Cumhuriyet Can Dündar'a emanet ama...

Bakalım Can Dündar, Cumhuriyet gemisinin dümeninin kendi elinde olmadığını anlayınca ne yapacak? Utku Çakırözer gibi "ben başarısız olmadım ki istifa edeyim" diye tepki mi gösterecek; yoksa...

Cumhuriyet Gazetesi genel yayın yönetmenliğine, geçtiğimiz günlerde Cumhuriyet Vakfı Yönetim Kurulu'nun oybirliğiyle gazeteci-yazar Can Dündar getirildi.

Gelişmeyi “Meslek hayatımın en gurur verici günü” mesajıyla twitter'da değerlendiren Can Dündar’ın yardımcılığına ise Tahir Özyurtseven  atandı. Kısa süre sonra Doğan Satmış gazetenin kadrosuna dahil oldu. Bir süre önce eski genel yayın yönetmeni Utku Çakırözer ile anlaşmazlığa düşen Yazı İşleri Müdürü Ayşe Yıldırım Başlangıç ile Yayın Koordinatörü Murat Sabuncu da istifaları yok sayılıp gazeteye döndüler.
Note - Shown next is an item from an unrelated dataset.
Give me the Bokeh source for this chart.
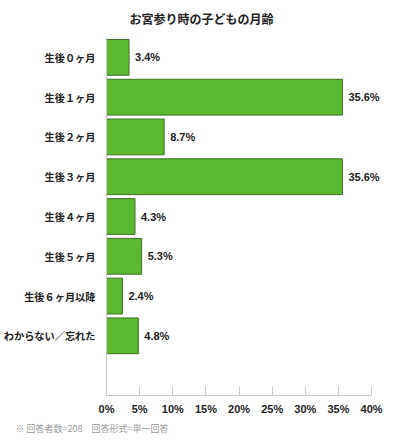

En çarpıcı geri dönüş ise gazetenin Charlie Hebdo ekini protesto eden ve yazılarına ara verip sonra tekrar yazmaya başlamak istediğinde 37 yıl önce girdiği kapıların kendisine kapandığnı gören Işık Kansu'nun dönüşü oldu.

Peki neler oluyor Cumhuriyet'te. Türkiye Cumhuriyeti'nden sadece bir yaş küçük olan, Atatürk'ün direktifi ile konulan, ismini yeni kurulan Cumhuriyet rejimini savunmak görevinden alan Cumhuriyet gazetesi, 1991 yılından beri içine düştüğü bunalımlardan neden kurtulamıyor.

1990 yılında Nadir Nadi'nin ölümüyle,  Hasan Cemal, Okay Gönensin ve Emine Uşaklıgil'in, hissedar, yazı işleri müdürü ve Genel Yayın Yönetmeni ünvanlarıyla gazetenin çizgisini liberalleştirme girişimi okurun tepkisi ile karşılaşmış, İlhan Selçuk, Uğur Mumcu, Hikmet Çetinkaya, Ali Sirmen, Oktay Akbal, Mustafa Balbay gibi yazarlar istifa edince, okur gazeteyi terketmiş ve  tarihi kurum iflas etmişti.

O günden sonra kim ne yaparsa yapsın gazete eski şaaşalı günlerine geri dönemedi. Okurları Atatürk sevdalısı laik cumhuriyet kadınları ve Köy Enstitülü eski öğretmenlerden daha ileriye gidemedi.

50 bin bandına oturan gazetenin satışları bu yılın başından beri bakın ne kadar değişmiş:

5 Ocak        51.583
12 Ocak      59.176
19 Ocak      54.852
26 Oca        52.996
2 Şubat       49.790
9 Şubat       53.227

Tüm bunların arkasında Cumhuriyet'in bir marka olarak ele alınmaması kadar, habercilik çabasının ideolojinin arkasında kalması da var.

Gazetenin yıllardan beri sürekli bir görünen vitrini bir de arka planında gazetede olan biteni yöneten bir kadrosu var. O yönetici kadro eskiden İlhan Selçuk'ta simgeleşiyordu, şimdi belli ki Hikmet Çetinkaya o görevi üstlenmiş durumda.

Haberleri ile dikkat çeken, belki bir nefes olur, satışlar artar diye gazetenin başına getirilen iyi haberciler;  Davul başkasının boynunda olsun ama tokmağı ben tutayım diyen zihniyet tarafından birer birer harcanırken, gazetenin satışının artması, haberciliğe ağırlık verilmesi de pek mümkün değil gibi.

Bakalım Can Dündar, Cumhuriyet gemisinin dümeninin kendi elinde olmadığını anlayınca ne yapacak? Utku Çakırözer gibi "ben başarısız olmadım ki istifa edeyim" diye tepki mi gösterecek; yoksa NTV ve Artı1 TV'de yaptığı gibi "tamam siz yapın gazeteyi" diyerek ekibini toplayıp gidecek sonra ertesi gün hiç bir şey olmamış gibi Genel Yayın Yönetmeni koltuğunda oturmaya devam mı edecek?